The Agent presented a few slides of infamous spies busted in the past 20 years….what they did, how much money they made, and their sentences. We hit a shocker moment when we saw a guy busted for spying for Israel! Everyone had the same reaction: “but they’re an ally!” The Agent was waiting for this and the next slide was a graph of other countries spying on the US over the past few decades. It used to be a small amount…just the big dogs: US, Russia, China, UK, etc. As of 2005, 106 out of the recognized 196 countries of the world spy on the US. Just here in NC in the Charlotte region alone, we have over 200 companies that deal in some sort of product that is considered defense-related and are therefore targets for this sort of state secret spying. He also pointed out that since some command office (I can’t remember the name) moved to Bragg in the past couple of years, NC has the highest concentration of flag officers anywhere in the world outside of the Pentagon. That alone is a reason for spies to be attracted to an area. So needless to say, NC is a hotbed for spy activity. Who’dathunkit?!

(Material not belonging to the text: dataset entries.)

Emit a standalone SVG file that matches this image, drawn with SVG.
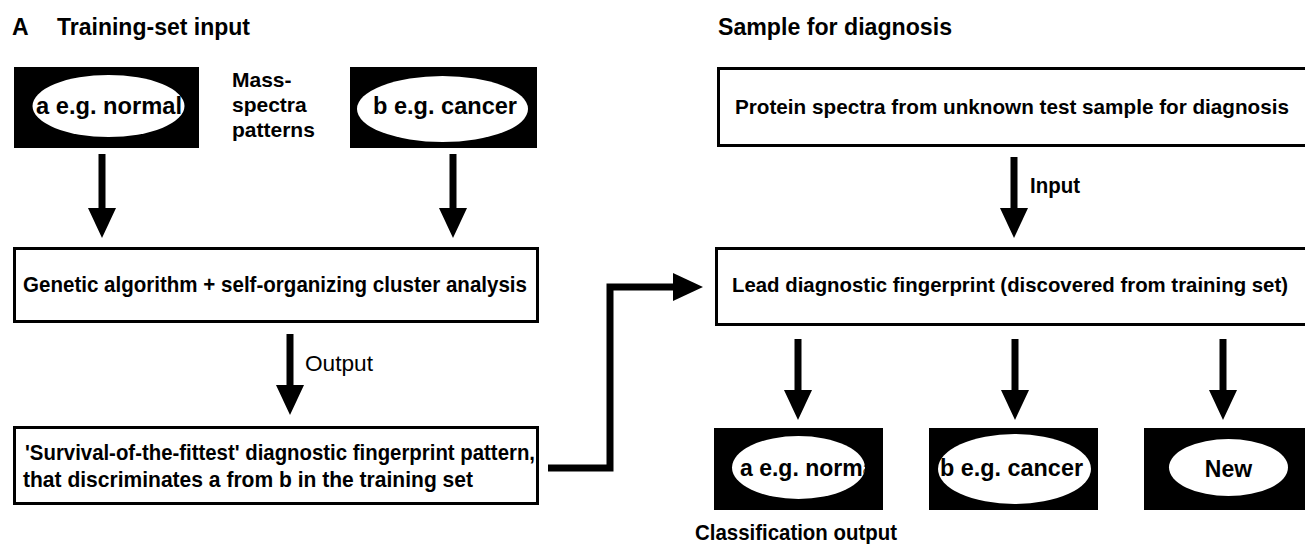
<svg xmlns="http://www.w3.org/2000/svg" width="1305" height="544" viewBox="0 0 1305 544">
  <style>
    text { font-family: "Liberation Sans", Arial, sans-serif; font-weight: bold; fill: #000; }
    .title { font-size: 23px; }
    .body { font-size: 21.5px; }
    .wide { font-size: 20.4px; }
    .ell { font-size: 23px; }
    .lbl { font-size: 21px; }
    .box { fill: #fff; stroke: #000; stroke-width: 3; }
    .open { fill: none; stroke: #000; stroke-width: 3; }
    .blk { fill: #000; }
    .oval { fill: #fff; }
    .conn { fill: none; stroke: #000; stroke-width: 7; }
  </style>
  <defs>
    <marker id="head" markerUnits="userSpaceOnUse" viewBox="0 0 30 28" markerWidth="30" markerHeight="28" refX="0" refY="14" orient="auto">
      <path d="M0,0 L30,14 L0,28 Z" fill="#000"/>
    </marker>
    <clipPath id="clipR1">
      <ellipse cx="798.5" cy="467.5" rx="66.5" ry="31.5"/>
    </clipPath>
  </defs>

  <g id="title-left">
    <text class="title" x="12" y="35">A</text>
    <text class="title" x="57" y="35" textLength="193" lengthAdjust="spacingAndGlyphs">Training-set input</text>
  </g>
  <g id="title-right">
    <text class="title" x="718" y="35" textLength="234" lengthAdjust="spacingAndGlyphs">Sample for diagnosis</text>
  </g>

  <g id="node-a">
    <rect class="blk" x="14" y="67" width="185" height="81"/>
    <ellipse class="oval" cx="108.5" cy="106" rx="76" ry="31"/>
    <text class="ell" x="36" y="114" textLength="146" lengthAdjust="spacingAndGlyphs">a e.g. normal</text>
  </g>
  <g id="mass-spectra-label">
    <text class="lbl" x="232" y="87">Mass-</text>
    <text class="lbl" x="232" y="112">spectra</text>
    <text class="lbl" x="232" y="137">patterns</text>
  </g>
  <g id="node-b">
    <rect class="blk" x="350" y="67" width="187" height="81"/>
    <ellipse class="oval" cx="442.5" cy="109" rx="85.5" ry="33"/>
    <text class="ell" x="373" y="114" textLength="144" lengthAdjust="spacingAndGlyphs">b e.g. cancer</text>
  </g>

  <g id="node-genetic">
    <rect class="box" x="14.5" y="248.5" width="523" height="73"/>
    <text class="body" x="23" y="292" textLength="504" lengthAdjust="spacingAndGlyphs">Genetic algorithm + self-organizing cluster analysis</text>
  </g>

  <g id="node-survival">
    <rect class="box" x="14.5" y="427.5" width="523" height="76"/>
    <text class="body" x="25" y="460" textLength="510" lengthAdjust="spacingAndGlyphs">'Survival-of-the-fittest' diagnostic fingerprint pattern,</text>
    <text class="body" x="23" y="487" textLength="450" lengthAdjust="spacingAndGlyphs">that discriminates a from b in the training set</text>
  </g>

  <g id="node-protein">
    <path class="open" d="M1305,68.5 H718.5 V145.5 H1305"/>
    <text class="wide" x="735" y="114" textLength="554" lengthAdjust="spacingAndGlyphs">Protein spectra from unknown test sample for diagnosis</text>
  </g>

  <g id="node-lead">
    <path class="open" d="M1305,248.5 H716.5 V324.5 H1305"/>
    <text class="wide" x="732" y="292" textLength="556" lengthAdjust="spacingAndGlyphs">Lead diagnostic fingerprint (discovered from training set)</text>
  </g>

  <g id="node-result-a">
    <rect class="blk" x="714" y="428" width="169" height="82"/>
    <ellipse class="oval" cx="798.5" cy="467.5" rx="66.5" ry="31.5"/>
    <text class="ell" x="740" y="476" clip-path="url(#clipR1)">a e.g. normal</text>
  </g>
  <g id="node-result-b">
    <rect class="blk" x="929" y="428" width="169" height="82"/>
    <ellipse class="oval" cx="1014.5" cy="469" rx="76.5" ry="35"/>
    <text class="ell" x="940" y="476" textLength="143" lengthAdjust="spacingAndGlyphs">b e.g. cancer</text>
  </g>
  <g id="node-result-new">
    <rect class="blk" x="1144" y="428" width="161" height="82"/>
    <ellipse class="oval" cx="1228.5" cy="467.5" rx="59.5" ry="28.5"/>
    <text class="ell" x="1228.5" y="477" text-anchor="middle">New</text>
  </g>
  <g id="classification-label">
    <text class="body" x="695" y="540" textLength="202" lengthAdjust="spacingAndGlyphs">Classification output</text>
  </g>

  <g id="connectors">
    <line class="conn" x1="102" y1="154" x2="102" y2="208" marker-end="url(#head)"/>
    <line class="conn" x1="453" y1="154" x2="453" y2="208" marker-end="url(#head)"/>
    <line class="conn" x1="290" y1="334" x2="290" y2="385" marker-end="url(#head)"/>
    <text x="305" y="371" style="font-weight:normal;font-size:22px" textLength="68" lengthAdjust="spacingAndGlyphs">Output</text>
    <line class="conn" x1="1014" y1="157" x2="1014" y2="208" marker-end="url(#head)"/>
    <text class="body" x="1030" y="193" textLength="50" lengthAdjust="spacingAndGlyphs">Input</text>
    <path class="conn" d="M548,468 H610 V287 H673" marker-end="url(#head)"/>
    <line class="conn" x1="798" y1="339" x2="798" y2="390" marker-end="url(#head)"/>
    <line class="conn" x1="1015" y1="339" x2="1015" y2="390" marker-end="url(#head)"/>
    <line class="conn" x1="1223" y1="339" x2="1223" y2="390" marker-end="url(#head)"/>
  </g>
</svg>
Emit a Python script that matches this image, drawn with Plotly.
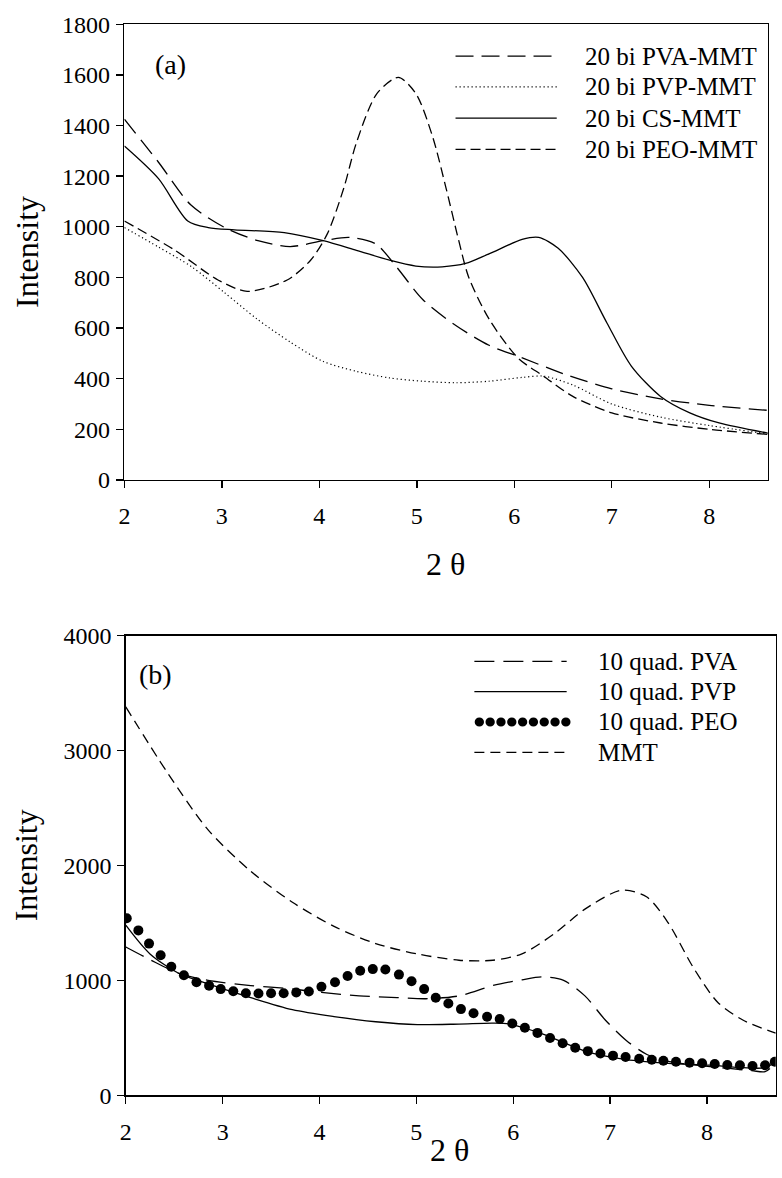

The Agent also went over a few recent cases. One notable case was this one of a guy serving in the Navy based at Ft. Bragg: http://goo.gl/Xlpww Somehow they caught on to his nefarious actions and set him up…almost classic TV sting operation style. They finally calmed the base commander down when they told him about the spy and got him to allow the guy to stay on base at his job while the FBI weaved a huge trap for him. They moved him to a new corner office that was laden with monitoring devices. They had an undercover Agent pose as a Chinese spy who would pay this deuchebag for the intel he siphoned his way. They let him make 4 meetings with the undercover at a local motel where they had an adjacent room full of cameras and listening devices…just like a movie. They busted him on the 4th meeting because he was about to be deployed and they didn’t want to risk losing him. They actually had a picture of him being faceplanted into the table right in front of the hidden camera…face all smooshed into the wooden table, in Navy uniform, American flag right there on his shoulder. The Agent half blew a fuse and said “and this is what really pisses me off…look right here (pointing to the flag in the picture)…he’s doing this crap while wearing our flag! That just steams me in a bad way!!!” Classic! When talking about how they raided him, they said the undercover got up and said he’d be right back. He pretended to smash open a door but then caught himself…saying “no, it was more like this” and he pretended to be using a hotel door key card and having trouble with it! He said the stupid card actually had issues and the spy heard them trying to access the door. He couldn’t run anywhere but he started shoving the money under his seat to try to hide it. So when they finally get the door open and raid him, he looks like a bird sitting on a nest made of money! Hilarious!